Plotting code records:
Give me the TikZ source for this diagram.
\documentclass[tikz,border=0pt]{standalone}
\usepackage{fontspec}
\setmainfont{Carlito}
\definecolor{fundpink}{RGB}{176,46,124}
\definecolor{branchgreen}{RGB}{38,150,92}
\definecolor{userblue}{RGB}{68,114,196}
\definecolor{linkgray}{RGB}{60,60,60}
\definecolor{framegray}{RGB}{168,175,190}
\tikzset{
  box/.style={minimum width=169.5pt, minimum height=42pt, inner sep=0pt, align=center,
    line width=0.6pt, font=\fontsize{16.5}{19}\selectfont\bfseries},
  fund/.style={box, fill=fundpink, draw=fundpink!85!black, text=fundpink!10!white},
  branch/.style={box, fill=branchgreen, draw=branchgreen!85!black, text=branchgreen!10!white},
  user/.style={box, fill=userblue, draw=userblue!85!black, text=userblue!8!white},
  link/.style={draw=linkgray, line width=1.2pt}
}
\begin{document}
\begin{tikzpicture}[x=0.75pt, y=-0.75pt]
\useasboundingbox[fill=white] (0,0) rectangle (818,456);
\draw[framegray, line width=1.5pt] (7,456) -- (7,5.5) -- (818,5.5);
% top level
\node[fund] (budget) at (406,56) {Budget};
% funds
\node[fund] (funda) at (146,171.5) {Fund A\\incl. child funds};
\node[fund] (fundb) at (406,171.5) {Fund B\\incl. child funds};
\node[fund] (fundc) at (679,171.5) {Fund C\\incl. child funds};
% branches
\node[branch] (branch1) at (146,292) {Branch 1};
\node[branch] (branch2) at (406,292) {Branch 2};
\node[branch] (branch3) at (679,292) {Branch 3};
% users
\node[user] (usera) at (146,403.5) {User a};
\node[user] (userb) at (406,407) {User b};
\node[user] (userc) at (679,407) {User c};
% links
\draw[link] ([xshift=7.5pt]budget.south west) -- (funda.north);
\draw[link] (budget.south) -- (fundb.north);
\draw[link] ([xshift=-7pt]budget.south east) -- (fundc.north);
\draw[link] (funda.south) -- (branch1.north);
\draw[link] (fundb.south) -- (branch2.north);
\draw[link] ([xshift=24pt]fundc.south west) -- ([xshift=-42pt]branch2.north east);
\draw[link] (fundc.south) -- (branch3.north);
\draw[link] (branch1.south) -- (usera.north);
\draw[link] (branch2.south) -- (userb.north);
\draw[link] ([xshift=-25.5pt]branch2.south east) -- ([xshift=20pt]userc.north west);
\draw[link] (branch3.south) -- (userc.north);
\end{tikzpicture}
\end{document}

...

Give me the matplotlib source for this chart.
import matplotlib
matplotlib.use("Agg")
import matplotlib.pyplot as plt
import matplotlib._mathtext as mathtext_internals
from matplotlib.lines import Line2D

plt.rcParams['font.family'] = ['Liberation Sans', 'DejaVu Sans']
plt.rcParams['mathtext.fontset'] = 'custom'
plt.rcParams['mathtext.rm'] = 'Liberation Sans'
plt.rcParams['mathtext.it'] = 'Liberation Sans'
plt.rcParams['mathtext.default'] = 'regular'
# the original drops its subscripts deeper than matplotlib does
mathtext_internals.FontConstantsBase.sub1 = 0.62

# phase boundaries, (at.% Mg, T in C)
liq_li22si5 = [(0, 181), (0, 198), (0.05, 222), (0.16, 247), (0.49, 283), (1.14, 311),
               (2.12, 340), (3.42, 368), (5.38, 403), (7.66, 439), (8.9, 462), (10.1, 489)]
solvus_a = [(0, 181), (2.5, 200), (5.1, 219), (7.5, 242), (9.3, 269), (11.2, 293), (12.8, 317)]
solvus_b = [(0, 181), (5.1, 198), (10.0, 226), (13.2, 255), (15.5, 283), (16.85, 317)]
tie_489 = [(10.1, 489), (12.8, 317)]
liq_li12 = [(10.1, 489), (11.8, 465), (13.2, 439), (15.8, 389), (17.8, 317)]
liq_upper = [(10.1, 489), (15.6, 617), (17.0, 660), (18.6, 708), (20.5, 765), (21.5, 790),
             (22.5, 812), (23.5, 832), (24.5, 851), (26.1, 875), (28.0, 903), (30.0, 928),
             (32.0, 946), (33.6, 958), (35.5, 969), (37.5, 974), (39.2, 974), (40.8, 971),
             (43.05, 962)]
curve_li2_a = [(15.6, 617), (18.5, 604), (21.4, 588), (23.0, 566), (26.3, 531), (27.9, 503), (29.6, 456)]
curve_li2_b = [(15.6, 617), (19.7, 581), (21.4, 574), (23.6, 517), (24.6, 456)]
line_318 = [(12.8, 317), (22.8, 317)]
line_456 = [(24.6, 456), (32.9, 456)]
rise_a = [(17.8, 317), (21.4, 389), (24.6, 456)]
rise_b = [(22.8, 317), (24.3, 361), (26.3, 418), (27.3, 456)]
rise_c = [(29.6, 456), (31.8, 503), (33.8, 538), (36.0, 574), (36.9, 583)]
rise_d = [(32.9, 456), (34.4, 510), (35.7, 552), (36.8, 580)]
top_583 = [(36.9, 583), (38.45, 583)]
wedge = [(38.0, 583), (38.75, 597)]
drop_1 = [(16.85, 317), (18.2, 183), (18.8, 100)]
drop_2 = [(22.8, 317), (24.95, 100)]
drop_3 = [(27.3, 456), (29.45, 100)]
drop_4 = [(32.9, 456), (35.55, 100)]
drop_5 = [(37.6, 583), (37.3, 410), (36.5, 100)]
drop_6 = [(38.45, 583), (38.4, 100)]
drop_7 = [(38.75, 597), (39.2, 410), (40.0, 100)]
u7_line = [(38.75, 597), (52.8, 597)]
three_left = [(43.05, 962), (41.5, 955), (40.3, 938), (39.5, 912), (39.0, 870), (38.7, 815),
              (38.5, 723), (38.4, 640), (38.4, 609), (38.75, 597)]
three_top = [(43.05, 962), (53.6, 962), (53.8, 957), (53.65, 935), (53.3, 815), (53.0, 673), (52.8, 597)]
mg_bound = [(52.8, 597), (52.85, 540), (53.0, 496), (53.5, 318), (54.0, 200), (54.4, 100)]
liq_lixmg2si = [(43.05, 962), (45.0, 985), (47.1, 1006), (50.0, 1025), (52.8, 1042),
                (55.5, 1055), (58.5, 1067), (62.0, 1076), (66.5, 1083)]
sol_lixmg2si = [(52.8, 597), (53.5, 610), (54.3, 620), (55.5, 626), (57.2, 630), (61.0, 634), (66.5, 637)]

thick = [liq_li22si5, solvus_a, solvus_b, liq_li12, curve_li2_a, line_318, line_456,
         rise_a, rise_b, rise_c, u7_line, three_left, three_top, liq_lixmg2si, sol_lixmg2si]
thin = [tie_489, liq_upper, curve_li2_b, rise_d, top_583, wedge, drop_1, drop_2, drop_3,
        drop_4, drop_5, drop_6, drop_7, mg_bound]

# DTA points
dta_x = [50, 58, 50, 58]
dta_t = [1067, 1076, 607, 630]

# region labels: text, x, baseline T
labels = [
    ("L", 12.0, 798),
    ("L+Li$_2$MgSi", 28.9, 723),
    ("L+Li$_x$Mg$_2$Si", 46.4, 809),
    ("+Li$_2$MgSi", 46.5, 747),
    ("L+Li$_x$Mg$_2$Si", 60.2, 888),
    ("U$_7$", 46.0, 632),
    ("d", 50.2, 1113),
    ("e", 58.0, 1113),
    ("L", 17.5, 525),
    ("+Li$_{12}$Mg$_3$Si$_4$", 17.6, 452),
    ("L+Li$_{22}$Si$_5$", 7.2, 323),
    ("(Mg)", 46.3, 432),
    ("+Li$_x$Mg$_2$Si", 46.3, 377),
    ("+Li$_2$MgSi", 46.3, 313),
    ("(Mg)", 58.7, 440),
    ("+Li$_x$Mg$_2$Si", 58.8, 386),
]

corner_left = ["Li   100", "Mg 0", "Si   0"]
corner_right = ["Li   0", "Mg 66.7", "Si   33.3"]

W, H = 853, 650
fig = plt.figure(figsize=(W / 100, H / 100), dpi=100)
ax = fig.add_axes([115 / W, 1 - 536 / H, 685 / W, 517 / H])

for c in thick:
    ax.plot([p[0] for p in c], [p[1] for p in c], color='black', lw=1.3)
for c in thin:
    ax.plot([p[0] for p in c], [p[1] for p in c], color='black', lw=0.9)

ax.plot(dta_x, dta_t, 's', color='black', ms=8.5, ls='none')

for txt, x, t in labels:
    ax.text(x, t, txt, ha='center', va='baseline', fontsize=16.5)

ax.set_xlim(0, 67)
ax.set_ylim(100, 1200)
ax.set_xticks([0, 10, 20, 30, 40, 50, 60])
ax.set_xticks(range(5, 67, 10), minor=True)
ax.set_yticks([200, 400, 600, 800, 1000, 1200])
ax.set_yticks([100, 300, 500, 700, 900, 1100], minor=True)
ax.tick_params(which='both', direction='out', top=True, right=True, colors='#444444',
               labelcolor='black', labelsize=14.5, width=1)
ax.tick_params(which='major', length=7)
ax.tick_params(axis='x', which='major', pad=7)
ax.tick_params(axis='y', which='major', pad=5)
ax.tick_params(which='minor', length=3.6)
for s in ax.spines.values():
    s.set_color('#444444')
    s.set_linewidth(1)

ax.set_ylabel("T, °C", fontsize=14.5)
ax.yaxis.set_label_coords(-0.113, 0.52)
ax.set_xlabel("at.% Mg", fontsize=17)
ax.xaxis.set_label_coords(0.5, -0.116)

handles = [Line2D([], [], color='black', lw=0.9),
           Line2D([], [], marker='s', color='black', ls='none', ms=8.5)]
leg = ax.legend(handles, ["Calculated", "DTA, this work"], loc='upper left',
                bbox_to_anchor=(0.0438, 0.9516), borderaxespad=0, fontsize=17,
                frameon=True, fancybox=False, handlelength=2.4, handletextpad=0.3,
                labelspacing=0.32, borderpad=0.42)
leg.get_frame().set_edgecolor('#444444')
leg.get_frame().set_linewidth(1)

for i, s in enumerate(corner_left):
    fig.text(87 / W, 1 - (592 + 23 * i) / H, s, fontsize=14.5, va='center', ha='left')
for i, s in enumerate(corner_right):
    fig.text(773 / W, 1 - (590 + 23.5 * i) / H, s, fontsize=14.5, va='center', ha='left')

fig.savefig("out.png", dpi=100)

▸ Problem requirements
Gather all the lines that include the word "source" and copy them out.

▸ Reply
Give me the TikZ source for this diagram.
Give me the matplotlib source for this chart.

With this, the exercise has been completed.